O epicentro de inúmeros rumores a respeito de feitiçaria na região, os boatos podem ser rastreados até a construção do Castelo de Trasmoz no século XIII. A obra estranha e imponente da fortaleza possui uma estrutura única em formato hexagonal que muitos consideram um mal presságio já que os vértices dos muros parecem formar um símbolo pagão, o hexagrama. Soma-se a isso o fato do Castelo ter sido, supostamente construído sobre um cemitério em que pagãos eram sepultados em tempos idos. Finalmente, existem relatos de que o lugar, antes da chegada dos cristãos, era o palco de encontros entre feiticeiras que realizavam ali seus sabás. Não por acaso, a região da construção era chamada de Vale Negro pelos habitantes originais.
Desde o início, o Castelo atraiu a desconfiança dos aldeões. Uma das lendas é que o nobre incumbido da construção teria feito um acordo com um feiticeiro mouro chamado Mutamin que operou um milagre, erguendo a construção em apenas uma noite por intermédio de sua magia. Como pagamento pela empreitada, ele teria ficado com o filho mais velho do nobre que foi levado como seu escravo.
Uma vez pronto o Castelo, multiplicavam-se as histórias a respeito de ruídos estranhos na calada da noite, o clangor de metal e luzes iluminando o céu noturno. As masmorras formavam um complexo de túneis escavados na rocha que se estendiam por baixo do vilarejo, Elas eram a fonte da maioria dos rumores sussurrados pelos preocupados residentes. Diziam que o lugar era usado frequentemente pelo Castelão, o responsável pela fortaleza, para punir os aldeões que o desagradavam. Dizem que o homem era muitíssimo perverso e tinha prazer em torturar aqueles que o desafiavam. Os gritos das vítimas ecoavam pelas câmaras e todos podiam ouvir quando o homem estava "trabalhando" nas masmorras subterrâneas.

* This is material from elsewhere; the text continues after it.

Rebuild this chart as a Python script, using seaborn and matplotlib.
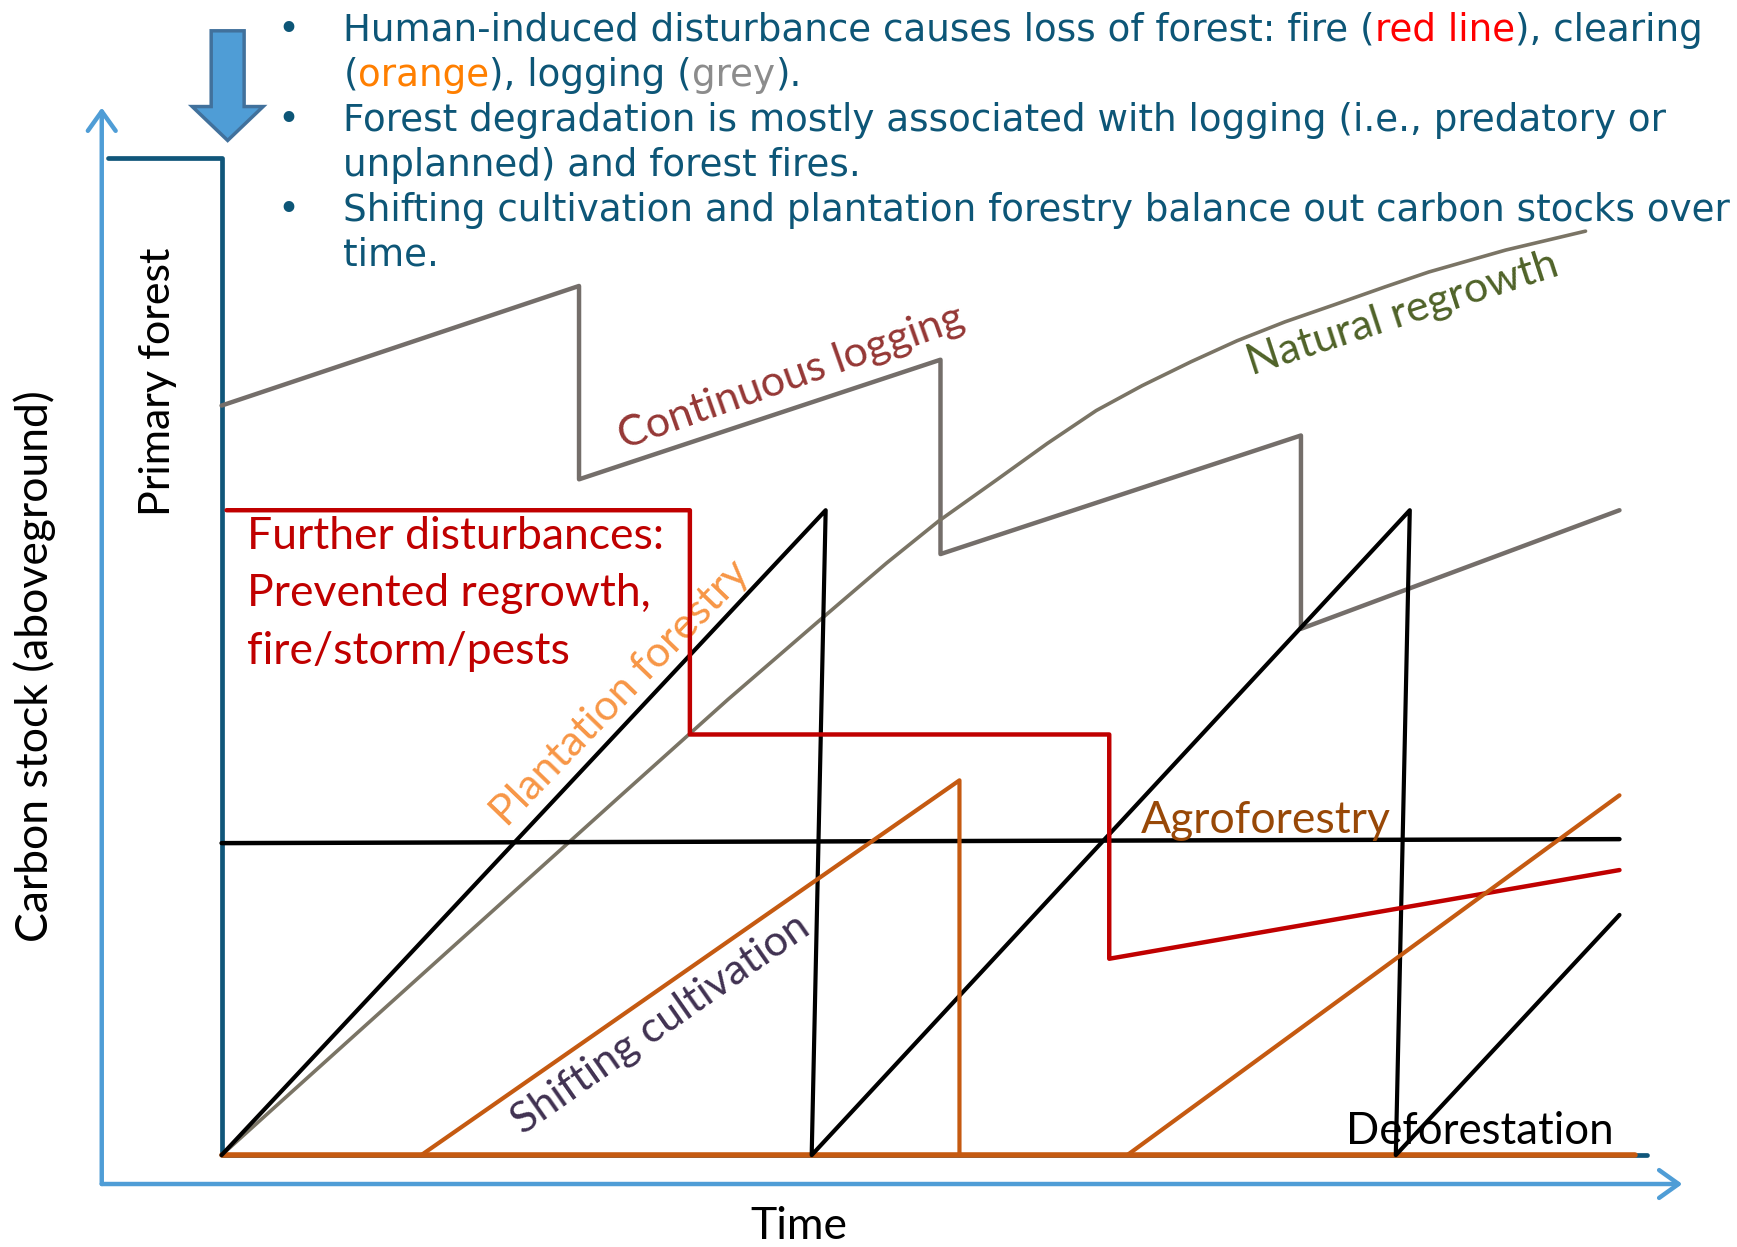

O Castelão era também um inimigo das bruxas que viviam nos arredores da Vila de Trasmoz. Ele ordenara que fossem capturadas mais de uma vez e levadas à sua presença para que ele as interrogasse. Quase sempre elas conseguiam escapar, supostamente alertadas pelos seus familiares que contavam quando os soldados se aproximavam de suas cabanas isoladas. Mas em uma ocasião, os homens conseguiu capturar uma velha bruxa que foi torturada na masmorra até a morte. A mulher teria espiado, esmagada sob uma madeira coberta de pesadas lajotas de ardósia.
Esse ato, contudo, não passaria impune. O Castelão acabou enlouquecendo graças a um malefício dirigido contra ele pelo Cabal. As feiticeiras desejavam vingança pela afronta cometida contra uma delas. Em uma noite de lua cheia, o homem, perturbado das ideias, subiu até o alto da Torre Mor e saltou lá de cima, vindo a se esborrachar no pátio de pedra. Mas esse não foi o fim da história...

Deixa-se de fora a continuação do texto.